I am surprised at the force with which Keyes is keeping you from getting on the board.

I am equally surprised. I haven't been given a good reason by Mr. Keyes as to why he objects to my serving on the board. My intention is to do nothing but help the company. It almost makes one wonder what is there to hide that he wouldn't feel comfortable having an independent director with more shares than any other director on the board, who has 10 years of experience in this industry and an energy level and willingness to work for the betterment of the company. Why would you turn that down when your stock's trading at 40 cents and there are rumors of imminent bankruptcy? And that view is shared by other stockholders?

Have you spoken to many during this process?

I have, and they're very supportive.
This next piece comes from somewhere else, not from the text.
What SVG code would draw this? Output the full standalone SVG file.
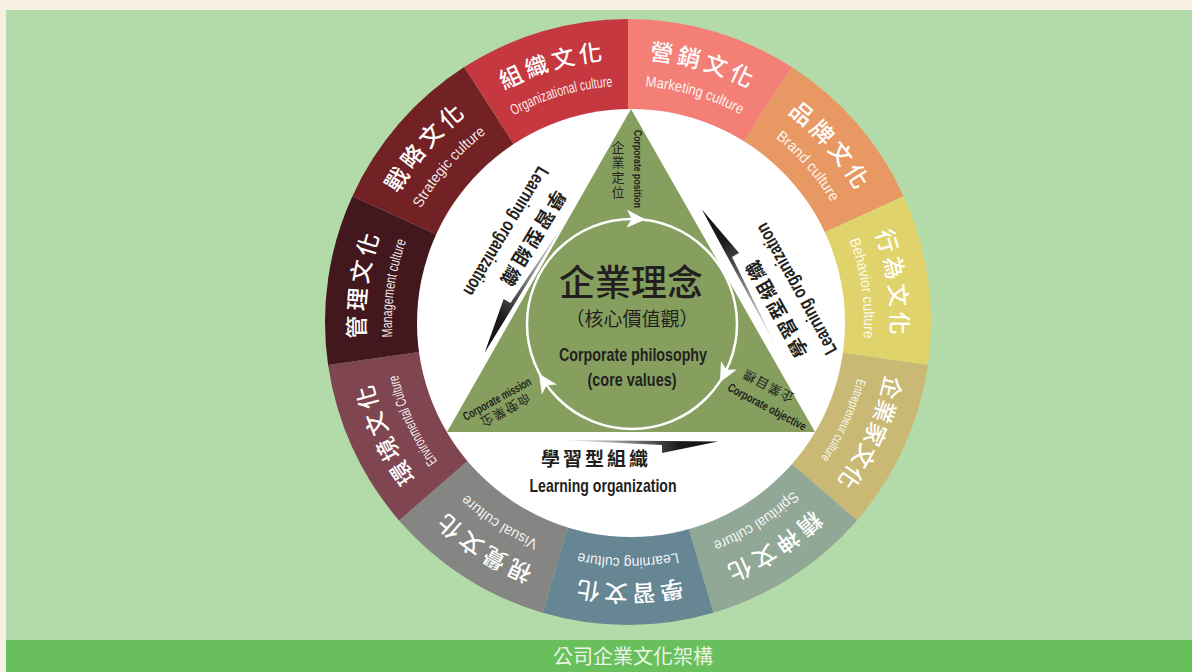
<svg xmlns="http://www.w3.org/2000/svg" xmlns:xlink="http://www.w3.org/1999/xlink" width="1192" height="672" viewBox="0 0 1192 672">
<style>
.cn{font-family:"Noto Sans CJK TC","Noto Sans CJK SC",sans-serif}
.rcn{font-family:"Noto Sans CJK TC","Noto Sans CJK SC",sans-serif;font-size:23px;font-weight:500;fill:#fff;letter-spacing:4px}
.ren{font-family:"Liberation Sans",Arial,sans-serif;font-size:15px;fill:#fff;fill-opacity:0.92}
.enb{font-family:"Liberation Sans",Arial,sans-serif;font-weight:bold;fill:#231f20}
.dk{fill:#231f20}
</style>
<defs>
<path id="arcC" d="M400.23,190.5 A263,263 0 0 1 855.77,190.5"/>
<path id="arcE" d="M423.62,204 A236,236 0 0 1 832.38,204"/>
<linearGradient id="gArrow" x1="0" y1="0" x2="1" y2="0">
<stop offset="0" stop-color="#ffffff"/>
<stop offset="0.35" stop-color="#a0a0a0"/>
<stop offset="0.75" stop-color="#1c1c1c"/>
<stop offset="1" stop-color="#111111"/>
</linearGradient>
<path id="ah" d="M10,0 L-9,-9 L-4,0 L-9,9 Z" fill="#fff"/>
<g id="lo">
<path d="M-40,-30 L118,-28.5 L62,-17 L62,-25 Z" fill="url(#gArrow)"/>
<text x="-4" y="-4" text-anchor="middle" class="cn dk" font-size="19" font-weight="bold" letter-spacing="3">學習型組織</text>
<text x="3" y="22" text-anchor="middle" class="enb" font-size="19" textLength="147" lengthAdjust="spacingAndGlyphs">Learning organization</text>
</g>
</defs>

<rect x="0" y="0" width="1192" height="672" fill="#f7f0e3"/>
<rect x="6" y="10" width="1186" height="630" fill="#b3dba9"/>
<rect x="6" y="640" width="1186" height="32" fill="#6abf5d"/>
<text x="633" y="664" text-anchor="middle" class="cn" font-size="20" fill="#eaf6e5">公司企業文化架構</text>

<g id="ring">
<g id="seg-marketing">
<path d="M628,322 L628,19 A303,303 0 0 1 791.80,67.09 Z" fill="#f37f77"/>
<text class="rcn" transform="rotate(16.36 628 322)"><textPath href="#arcC" startOffset="50%" text-anchor="middle">營銷文化</textPath></text>
<text class="ren" transform="rotate(16.36 628 322)"><textPath href="#arcE" startOffset="50%" text-anchor="middle" textLength="100" lengthAdjust="spacingAndGlyphs">Marketing culture</textPath></text>
</g>
<g id="seg-brand">
<path d="M628,322 L791.80,67.09 A303,303 0 0 1 903.61,196.13 Z" fill="#e89963"/>
<text class="rcn" transform="rotate(49.09 628 322)"><textPath href="#arcC" startOffset="50%" text-anchor="middle">品牌文化</textPath></text>
<text class="ren" transform="rotate(49.09 628 322)"><textPath href="#arcE" startOffset="50%" text-anchor="middle" textLength="86" lengthAdjust="spacingAndGlyphs">Brand culture</textPath></text>
</g>
<g id="seg-behavior">
<path d="M628,322 L903.61,196.13 A303,303 0 0 1 927.91,365.12 Z" fill="#e1d36b"/>
<text class="rcn" transform="rotate(81.82 628 322)"><textPath href="#arcC" startOffset="50%" text-anchor="middle">行為文化</textPath></text>
<text class="ren" transform="rotate(81.82 628 322)"><textPath href="#arcE" startOffset="50%" text-anchor="middle" textLength="100" lengthAdjust="spacingAndGlyphs">Behavior culture</textPath></text>
</g>
<g id="seg-entrepreneur">
<path d="M628,322 L927.91,365.12 A303,303 0 0 1 856.98,520.43 Z" fill="#c9b974"/>
<text class="rcn" style="letter-spacing:1px" transform="rotate(114.55 628 322)"><textPath href="#arcC" startOffset="50%" text-anchor="middle">企業家文化</textPath></text>
<text class="ren" style="font-size:13px" transform="rotate(114.55 628 322)"><textPath href="#arcE" startOffset="50%" text-anchor="middle" textLength="88" lengthAdjust="spacingAndGlyphs">Entrepreneur culture</textPath></text>
</g>
<g id="seg-spiritual">
<path d="M628,322 L856.98,520.43 A303,303 0 0 1 713.36,612.73 Z" fill="#91a897"/>
<text class="rcn" transform="rotate(147.27 628 322)"><textPath href="#arcC" startOffset="50%" text-anchor="middle">精神文化</textPath></text>
<text class="ren" transform="rotate(147.27 628 322)"><textPath href="#arcE" startOffset="50%" text-anchor="middle" textLength="96" lengthAdjust="spacingAndGlyphs">Spiritual culture</textPath></text>
</g>
<g id="seg-learning">
<path d="M628,322 L713.36,612.73 A303,303 0 0 1 542.64,612.73 Z" fill="#668694"/>
<text class="rcn" transform="rotate(180 628 322)"><textPath href="#arcC" startOffset="50%" text-anchor="middle">學習文化</textPath></text>
<text class="ren" transform="rotate(180 628 322)"><textPath href="#arcE" startOffset="50%" text-anchor="middle" textLength="100" lengthAdjust="spacingAndGlyphs">Learning culture</textPath></text>
</g>
<g id="seg-visual">
<path d="M628,322 L542.64,612.73 A303,303 0 0 1 399.02,520.43 Z" fill="#858583"/>
<text class="rcn" transform="rotate(212.73 628 322)"><textPath href="#arcC" startOffset="50%" text-anchor="middle">視覺文化</textPath></text>
<text class="ren" transform="rotate(212.73 628 322)"><textPath href="#arcE" startOffset="50%" text-anchor="middle" textLength="86" lengthAdjust="spacingAndGlyphs">Visual culture</textPath></text>
</g>
<g id="seg-environmental">
<path d="M628,322 L399.02,520.43 A303,303 0 0 1 328.09,365.12 Z" fill="#7f4551"/>
<text class="rcn" transform="rotate(245.45 628 322)"><textPath href="#arcC" startOffset="50%" text-anchor="middle">環境文化</textPath></text>
<text class="ren" transform="rotate(245.45 628 322)"><textPath href="#arcE" startOffset="50%" text-anchor="middle" textLength="96" lengthAdjust="spacingAndGlyphs">Environmental Culture</textPath></text>
</g>
<g id="seg-management">
<path d="M628,322 L328.09,365.12 A303,303 0 0 1 352.39,196.13 Z" fill="#42171d"/>
<text class="rcn" transform="rotate(278.18 628 322)"><textPath href="#arcC" startOffset="50%" text-anchor="middle">管理文化</textPath></text>
<text class="ren" transform="rotate(278.18 628 322)"><textPath href="#arcE" startOffset="50%" text-anchor="middle" textLength="98" lengthAdjust="spacingAndGlyphs">Management culture</textPath></text>
</g>
<g id="seg-strategic">
<path d="M628,322 L352.39,196.13 A303,303 0 0 1 464.20,67.09 Z" fill="#722224"/>
<text class="rcn" transform="rotate(310.91 628 322)"><textPath href="#arcC" startOffset="50%" text-anchor="middle">戰略文化</textPath></text>
<text class="ren" transform="rotate(310.91 628 322)"><textPath href="#arcE" startOffset="50%" text-anchor="middle" textLength="100" lengthAdjust="spacingAndGlyphs">Strategic culture</textPath></text>
</g>
<g id="seg-organizational">
<path d="M628,322 L464.20,67.09 A303,303 0 0 1 628,19 Z" fill="#c5383f"/>
<text class="rcn" transform="rotate(343.64 628 322)"><textPath href="#arcC" startOffset="50%" text-anchor="middle">組織文化</textPath></text>
<text class="ren" transform="rotate(343.64 628 322)"><textPath href="#arcE" startOffset="50%" text-anchor="middle" textLength="104" lengthAdjust="spacingAndGlyphs">Organizational culture</textPath></text>
</g>
</g>

<circle id="inner-disc" cx="631" cy="323" r="214" fill="#fff"/>

<g id="triangle">
<polygon points="631,109 447,432 815,432" fill="#869f5f"/>
</g>

<g id="connectors">
<circle cx="632" cy="324" r="105" fill="none" stroke="#fff" stroke-width="2.5"/>
<use href="#ah" transform="translate(635.7 219.1) rotate(2)"/>
<use href="#ah" transform="translate(724.7 373.3) rotate(118)"/>
<use href="#ah" transform="translate(544.4 382) rotate(236.5)"/>
</g>

<g id="node-philosophy">
<text x="631" y="296" text-anchor="middle" class="cn dk" font-size="36" font-weight="500">企業理念</text>
<text x="632" y="326" text-anchor="middle" class="cn dk" font-size="19">（核心價值觀）</text>
<text x="633" y="361" text-anchor="middle" class="enb" font-size="19" textLength="148" lengthAdjust="spacingAndGlyphs">Corporate philosophy</text>
<text x="632" y="386" text-anchor="middle" class="enb" font-size="19" textLength="89" lengthAdjust="spacingAndGlyphs">(core values)</text>
</g>

<g id="node-position">
<text x="618" y="141" writing-mode="vertical-rl" class="cn dk" font-size="13" letter-spacing="2">企業定位</text>
<text transform="translate(634 169) rotate(90)" text-anchor="middle" class="enb" font-size="11" textLength="78" lengthAdjust="spacingAndGlyphs">Corporate position</text>
</g>

<g id="node-mission">
<text transform="translate(497 399) rotate(-29)" y="4" text-anchor="middle" class="enb" font-size="12" textLength="76" lengthAdjust="spacingAndGlyphs">Corporate mission</text>
<text transform="translate(506 410) rotate(-29) scale(1 -1)" y="5" text-anchor="middle" class="cn dk" font-size="13" letter-spacing="1">企業使命</text>
</g>

<g id="node-objective">
<text transform="translate(767 407) rotate(28)" y="4" text-anchor="middle" class="enb" font-size="12" textLength="87" lengthAdjust="spacingAndGlyphs">Corporate objective</text>
<text transform="translate(768 386) rotate(208)" y="5" text-anchor="middle" class="cn dk" font-size="13" letter-spacing="1">企業目標</text>
</g>

<g id="node-learning-bottom">
<use href="#lo" transform="translate(600 470)"/>
</g>
<g id="node-learning-left">
<use href="#lo" transform="translate(521 237) rotate(121)"/>
</g>
<g id="node-learning-right">
<use href="#lo" transform="translate(784 299) rotate(241)"/>
</g>
</svg>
They say, "We're obviously not happy with the direction of the company and the stock." There are those who think management has done a decent job and those who think it's done not such a decent job, but all think the incumbent board doesn't have the level of engagement, industry experetise and share alignment it needs to and think my participation will be a step in the right direction.

How do you think it'll go? Because the last thing Blockbuster needs is an expensive, messy and very public proxy fight at this point.


It's extremely poor busines judgment that the board and, really, Keyes would opt to spend the company's precious capital, which it needs to conserve to service its debt let alone spend on operations and advertising. So, again, it's very baffling why anyone would make that decision. Why would you choose to spend a precious resource to keep a qualified individual off the board when the money is needed elsewhere? I can't see how it's viewed as a sound business decision. It's just a distraction, which is the last thing Blockbuster needs right now.